At present, six human hyaluronidase-related genes (HYAL1 to HYAL4, SPAM1, and HYALP1) are known. Proteins encoded by HYAL4, SPAM1, and HYALP1 are produced mainly in the testicles, while proteins encoded by HYAL1, HYAL2, and HYAL3 are present widely in the body. At present, the hyaluronic acid decomposition action of HYAL3 has not been clearly elucidated, and therefore, the aforementioned HYAL1 and HYAL2 are thought to have a high possibility of playing a main role in decomposition of hyaluronic acid. However, the mechanism of decomposition of hyaluronic acid cannot be completely elucidated only from the known hyaluronidase-related genes, and the actual mechanism is currently unknown.
The KIAA1199 gene of the present invention is a function-unknown expressed sequence tag (EST), and the KIAA1199 gene was suggested to have a relationship with cancer or hearing impairment. For example, the KIAA1199 gene is highly expressed in the inner ear, and a plurality of cases of mutation in the KIAA1199 gene involving amino acid substitution were found in family lineages having nonsyndromic hearing impairment (see, for example, Non-Patent Documents 1 and 2). Also, in a variety of cancer cells and cancer tissues such as cultured breast cancer cells and stomach cancer, the KIAA1199 gene is highly expressed (see Non-Patent Documents 3 and 4). The KIAA1199 gene is highly expressed in colorectal cancer, and the level is reduced through administration of an anti-cancer agent (see Non-Patent Document 5). On the basis of the aforementioned findings and use of the KIAA1199 gene for cancer genetic diagnosis and drug development, some patent applications were filed (Patent Documents 5 to 9).

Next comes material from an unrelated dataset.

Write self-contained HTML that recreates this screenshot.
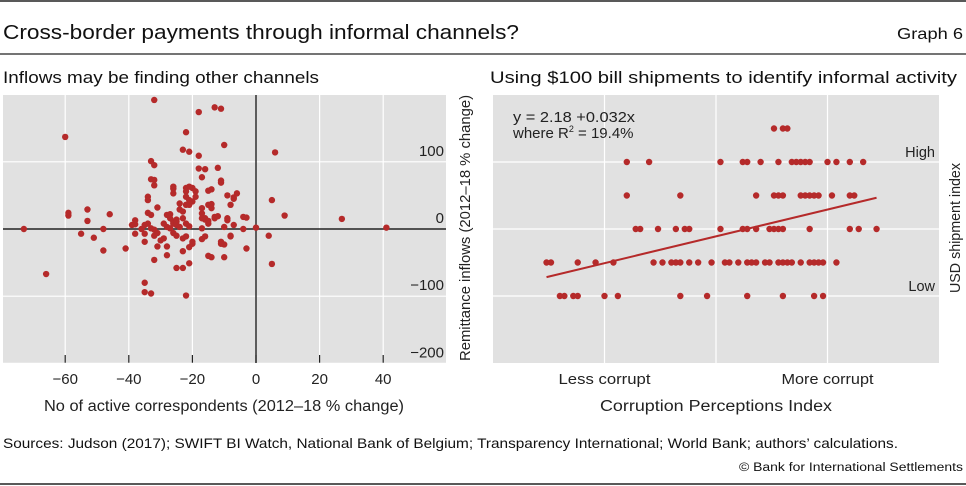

Meanwhile, some analyses by means of a microarray have revealed that the KIAA1199 gene may serve as a marker for deformans arthritis (Patent Document 10) and rheumatoid arthritis and osteoarthritis (Patent Document 11).
However, due to complex mechanisms in relation to cancer and inflammation, no specific physiological functions of the KIAA1199, including physiological activities and involvement in cancer and inflammation, have been clearly elucidated.